Researchers have now demonstrated an all-metallocene-based non-aqueous redox flow battery with stable cycling performance and comparable energy density with current related energy storage technologies.
"Different from conventional flow battery chemistries based on metal ions, metallocenes with a metal center sandwiched between two cyclopentadienyl ligands allow more freedom to tune both the physical and chemical characteristics via molecular engineering methods," Guihua Yu, a professor in Materials Science and Engineering, Mechanical Engineering, at the Texas Materials Institute, University of Texas at Austin, explains to Nanowerk. "In our recent work we propose a prototype Li-RFB by exploiting appropriate metallocenes to serve as both cathode-active and anode-active materials."
"This all-metallocene-based Li-RFB shows that organometallic materials represent an important direction towards high performance non-aqueous RFBs," he points out.
In light of these works, in their present research the team made a step further by developing an organic full flow battery using metallocenes as both catholyte and anolyte redox species for Li-based non-aqueous redox flow batteries.

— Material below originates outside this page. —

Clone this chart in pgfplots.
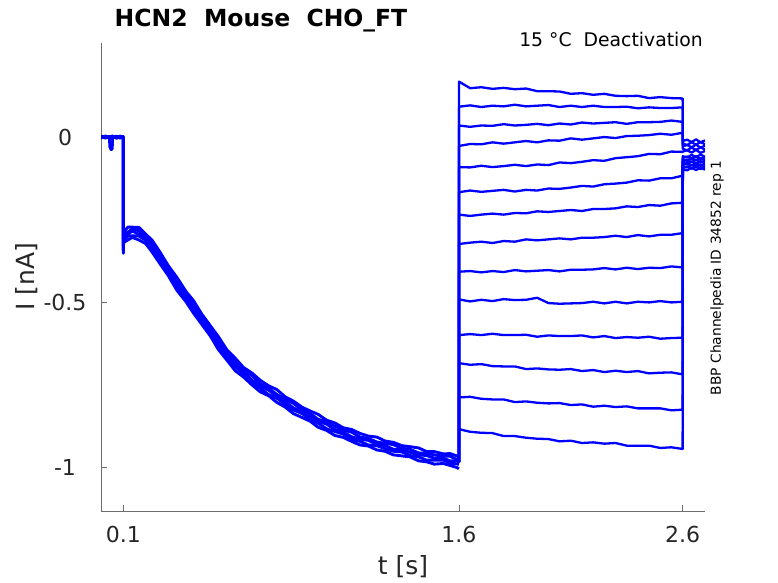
\documentclass[border=0pt]{standalone}
\usepackage{pgfplots}
\pgfplotsset{compat=1.18}
\usepackage{pgfplotstable}
\usepackage{fontspec}
\setmainfont{DejaVu Sans}
\definecolor{axgray}{RGB}{110,110,110}
\definecolor{txtgray}{RGB}{38,38,38}
\definecolor{trace}{RGB}{0,0,255}

\pgfplotstableread{
t      A      B      C      D      E
0      0.002  -0.002 0.001  -0.003 0.003
0.02   -0.002 0.003  -0.003 0.002  -0.001
0.037  0.001  -0.001 0.002  0.000  -0.002
0.04   0.000  0.001  -0.030 -0.002 0.002
0.045  -0.002 0.002  -0.038 0.001  -0.001
0.05   0.003  -0.003 -0.036 0.003  0.000
0.052  0.001  0.000  0.000  -0.001 0.002
0.07   -0.003 0.002  -0.002 0.002  -0.003
0.085  0.002  -0.002 0.003  -0.003 0.001
0.0995 0.000  0.001  -0.001 0.001  -0.002
0.1    -0.310 -0.330 -0.340 -0.345 -0.352
0.101  -0.288 -0.296 -0.305 -0.315 -0.319
0.12   -0.273 -0.288 -0.294 -0.300 -0.312
0.14   -0.273 -0.278 -0.285 -0.299 -0.304
0.17   -0.274 -0.284 -0.294 -0.300 -0.312
0.20   -0.294 -0.301 -0.307 -0.313 -0.323
0.23   -0.314 -0.322 -0.336 -0.343 -0.350
0.265  -0.350 -0.361 -0.367 -0.374 -0.385
0.30   -0.389 -0.396 -0.402 -0.416 -0.419
0.34   -0.426 -0.441 -0.448 -0.452 -0.465
0.38   -0.468 -0.475 -0.482 -0.491 -0.499
0.414  -0.496 -0.503 -0.517 -0.523 -0.534
0.45   -0.536 -0.544 -0.548 -0.555 -0.567
0.488  -0.571 -0.579 -0.588 -0.598 -0.602
0.525  -0.605 -0.620 -0.626 -0.632 -0.644
0.563  -0.645 -0.650 -0.657 -0.671 -0.676
0.60   -0.670 -0.680 -0.690 -0.696 -0.708
0.637  -0.698 -0.705 -0.711 -0.717 -0.727
0.675  -0.715 -0.723 -0.737 -0.744 -0.751
0.712  -0.737 -0.748 -0.754 -0.761 -0.772
0.75   -0.754 -0.761 -0.767 -0.781 -0.784
0.786  -0.765 -0.780 -0.787 -0.791 -0.804
0.823  -0.787 -0.794 -0.801 -0.810 -0.818
0.86   -0.800 -0.807 -0.821 -0.827 -0.838
0.90   -0.819 -0.827 -0.831 -0.838 -0.850
0.935  -0.830 -0.838 -0.847 -0.857 -0.861
0.97   -0.840 -0.855 -0.861 -0.867 -0.879
1.009  -0.858 -0.863 -0.870 -0.884 -0.889
1.045  -0.866 -0.876 -0.886 -0.892 -0.904
1.083  -0.881 -0.888 -0.894 -0.900 -0.910
1.12   -0.886 -0.894 -0.908 -0.915 -0.922
1.158  -0.898 -0.909 -0.915 -0.922 -0.933
1.195  -0.906 -0.913 -0.919 -0.933 -0.936
1.233  -0.909 -0.924 -0.931 -0.935 -0.948
1.27   -0.921 -0.928 -0.935 -0.944 -0.952
1.307  -0.925 -0.932 -0.946 -0.952 -0.963
1.345  -0.935 -0.943 -0.947 -0.954 -0.966
1.381  -0.938 -0.946 -0.955 -0.965 -0.969
1.42   -0.942 -0.957 -0.963 -0.969 -0.981
1.456  -0.953 -0.958 -0.965 -0.979 -0.984
1.49   -0.953 -0.963 -0.973 -0.979 -0.991
1.53   -0.960 -0.967 -0.973 -0.979 -0.989
1.56   -0.959 -0.967 -0.981 -0.988 -0.995
1.59   -0.966 -0.977 -0.981 -0.990 -1.001
1.6    -0.970 -0.975 -0.985 -0.992 -1.005
}\band

\pgfplotstableread{
t      L1     L2     L3     L4     L5     L6     L7     L8     L9     L10    L11    L12    L13    L14
1.6    -0.985 -0.985 -0.985 -0.985 -0.985 -0.985 -0.985 -0.985 -0.985 -0.985 -0.985 -0.985 -0.985 -0.985
1.6005 0.168  0.092  0.035  -0.027 -0.091 -0.167 -0.235 -0.324 -0.408 -0.492 -0.600 -0.685 -0.789 -0.885
1.65   0.148  0.096  0.031  -0.021 -0.092 -0.162 -0.239 -0.320 -0.406 -0.498 -0.597 -0.690 -0.787 -0.893
1.70   0.151  0.091  0.035  -0.022 -0.087 -0.166 -0.235 -0.317 -0.410 -0.493 -0.600 -0.688 -0.793 -0.896
1.75   0.146  0.095  0.034  -0.016 -0.091 -0.163 -0.232 -0.321 -0.406 -0.497 -0.596 -0.694 -0.795 -0.897
1.80   0.149  0.093  0.039  -0.020 -0.088 -0.160 -0.235 -0.315 -0.409 -0.491 -0.600 -0.695 -0.795 -0.906
1.85   0.145  0.098  0.035  -0.016 -0.084 -0.165 -0.230 -0.317 -0.403 -0.494 -0.600 -0.695 -0.803 -0.906
1.90   0.147  0.093  0.037  -0.012 -0.088 -0.160 -0.231 -0.310 -0.407 -0.493 -0.599 -0.703 -0.801 -0.911
1.95   0.139  0.095  0.040  -0.016 -0.083 -0.162 -0.225 -0.313 -0.405 -0.487 -0.605 -0.701 -0.805 -0.914
2.00   0.139  0.097  0.036  -0.010 -0.085 -0.156 -0.227 -0.310 -0.403 -0.503 -0.601 -0.704 -0.807 -0.915
2.05   0.138  0.091  0.041  -0.011 -0.077 -0.157 -0.224 -0.307 -0.407 -0.505 -0.603 -0.705 -0.806 -0.922
2.10   0.131  0.095  0.038  -0.004 -0.079 -0.153 -0.221 -0.310 -0.402 -0.504 -0.603 -0.703 -0.812 -0.920
2.15   0.133  0.091  0.044  -0.008 -0.075 -0.148 -0.224 -0.305 -0.402 -0.503 -0.601 -0.709 -0.810 -0.927
2.20   0.128  0.095  0.041  -0.004 -0.070 -0.150 -0.218 -0.305 -0.401 -0.499 -0.607 -0.706 -0.817 -0.925
2.25   0.131  0.091  0.043  0.000  -0.072 -0.143 -0.218 -0.303 -0.397 -0.504 -0.603 -0.712 -0.814 -0.929
2.30   0.125  0.091  0.045  -0.003 -0.064 -0.141 -0.216 -0.299 -0.401 -0.499 -0.609 -0.708 -0.818 -0.927
2.35   0.124  0.092  0.040  0.003  -0.061 -0.138 -0.210 -0.303 -0.396 -0.504 -0.606 -0.712 -0.816 -0.935
2.40   0.125  0.087  0.045  0.004  -0.058 -0.131 -0.212 -0.297 -0.400 -0.499 -0.608 -0.709 -0.822 -0.935
2.45   0.118  0.090  0.045  0.006  -0.051 -0.132 -0.206 -0.301 -0.396 -0.501 -0.605 -0.716 -0.822 -0.935
2.50   0.121  0.088  0.046  0.010  -0.052 -0.125 -0.208 -0.296 -0.397 -0.497 -0.611 -0.714 -0.822 -0.942
2.55   0.118  0.088  0.050  0.007  -0.044 -0.125 -0.201 -0.296 -0.392 -0.501 -0.609 -0.713 -0.828 -0.940
2.60   0.117  0.090  0.046  0.013  -0.045 -0.117 -0.199 -0.291 -0.395 -0.499 -0.608 -0.719 -0.826 -0.945
2.601  -0.012 -0.020 -0.028 -0.036 -0.044 -0.058 -0.063 -0.068 -0.073 -0.078 -0.083 -0.088 -0.093 -0.097
2.62   -0.008 -0.024 -0.024 -0.040 -0.040 -0.062 -0.059 -0.072 -0.069 -0.082 -0.079 -0.092 -0.089 -0.101
2.64   -0.015 -0.016 -0.031 -0.032 -0.047 -0.054 -0.066 -0.064 -0.076 -0.074 -0.086 -0.084 -0.096 -0.093
2.66   -0.007 -0.023 -0.023 -0.039 -0.039 -0.061 -0.058 -0.071 -0.068 -0.081 -0.078 -0.091 -0.088 -0.100
2.68   -0.016 -0.015 -0.032 -0.031 -0.048 -0.053 -0.067 -0.063 -0.077 -0.073 -0.087 -0.083 -0.097 -0.092
2.70   -0.010 -0.022 -0.026 -0.038 -0.042 -0.060 -0.061 -0.070 -0.071 -0.080 -0.081 -0.090 -0.091 -0.099
}\steps

\begin{document}
\begin{tikzpicture}
\useasboundingbox (0,0) rectangle (778bp,583bp);
\begin{axis}[
  at={(101bp,72bp)}, anchor=south west,
  scale only axis, width=604bp, height=468bp,
  xmin=0, xmax=2.7, ymin=-1.133, ymax=0.285,
  axis x line*=bottom, axis y line*=left,
  axis line style={-, draw=axgray, line width=0.8bp},
  every outer x axis line/.append style={-},
  every outer y axis line/.append style={-},
  tick align=inside, major tick length=6bp,
  tick style={draw=axgray, line width=0.8bp},
  xtick={0.1,1.6,2.6}, xticklabels={0.1,1.6,2.6},
  ytick={-1,-0.5,0}, yticklabels={-1,-0.5,0},
  minor tick num=0,
  tick label style={font=\fontsize{22bp}{26bp}\selectfont, text=txtgray},
  xticklabel style={anchor=center, yshift=-23bp},
  yticklabel style={anchor=center, xshift=-36bp},
  xlabel={t [s]}, ylabel={I [nA]},
  label style={font=\fontsize{25bp}{30bp}\selectfont, text=txtgray},
  xlabel style={at={(axis description cs:0.5,-0.1197)}, anchor=center},
  ylabel style={at={(axis description cs:-0.1225,0.5)}, anchor=center},
  bd/.style={draw=trace, solid, line width=2.9bp, line join=round, mark=none},
  tr/.style={draw=trace, solid, line width=2.3bp, line join=round, mark=none},
]
\addplot[bd] table[x=t,y=A]{\band};
\addplot[bd] table[x=t,y=B]{\band};
\addplot[bd] table[x=t,y=C]{\band};
\addplot[bd] table[x=t,y=D]{\band};
\addplot[bd] table[x=t,y=E]{\band};
\addplot[tr] table[x=t,y=L1]{\steps};
\addplot[tr] table[x=t,y=L2]{\steps};
\addplot[tr] table[x=t,y=L3]{\steps};
\addplot[tr] table[x=t,y=L4]{\steps};
\addplot[tr] table[x=t,y=L5]{\steps};
\addplot[tr] table[x=t,y=L6]{\steps};
\addplot[tr] table[x=t,y=L7]{\steps};
\addplot[tr] table[x=t,y=L8]{\steps};
\addplot[tr] table[x=t,y=L9]{\steps};
\addplot[tr] table[x=t,y=L10]{\steps};
\addplot[tr] table[x=t,y=L11]{\steps};
\addplot[tr] table[x=t,y=L12]{\steps};
\addplot[tr] table[x=t,y=L13]{\steps};
\addplot[tr] table[x=t,y=L14]{\steps};
\end{axis}
\node[anchor=base, font=\fontsize{23.5bp}{28bp}\selectfont\bfseries] at (261bp,556.3bp) {HCN2\ \ Mouse\ \ CHO\_FT};
\node[anchor=base east, font=\fontsize{18.8bp}{22bp}\selectfont, inner sep=0pt] at (703bp,536.3bp) {15 °C\ \ Deactivation};
\node[rotate=90, anchor=center, font=\fontsize{13.8bp}{16bp}\selectfont, inner sep=0pt] at (717bp,305bp) {BBP Channelpedia ID 34852 rep 1};
\end{tikzpicture}
\end{document}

This novel energy storage system combines the concept and advantage of Li-ion batteries and redox flow batteries, and steps further beyond the conventional intercalation electrode materials and the conventional redox flow batteries.
Compared with conventional redox flow batteries in water, the working potential of metallocene-based non-aqueous redox flow battery can be lifted. Considering other benefits, such as high energy density, environmental-benignity and potentially low cost, this novel redox flow battery is highly suitable for stationary energy storage.
"As organometallic redox species, the cyclopentadienyl ligands in metallocene provide more flexibility to tune both the physical and chemical properties of electroactive materials," notes Yu. "In this present paper, we already tuned the redox potential by functionalizing electron-donating or electron-withdrawing groups. In the next stage, we will try to increase the solubility of metallocenes by further chemical modifications such as adding long chain ethers, which would be beneficial to realize even higher energy density."
He points out, though, that the power density of the current device is limited by the LISICON-type solid electrolyte as separator, as was used in this study. Further development of advanced separators with higher conductivity and stability can help alleviate this problem.
"The redox reactions of metallocenes still rely on the metals, and adoption of organic species to construct metal-free redox flow battery will be an important future research direction," concludes Yu. "This field is still in its infancy and some specific challenges include instable organic intermediates, high-cost of organic synthesis using precious metal-based catalysts, and lack of organic anode materials."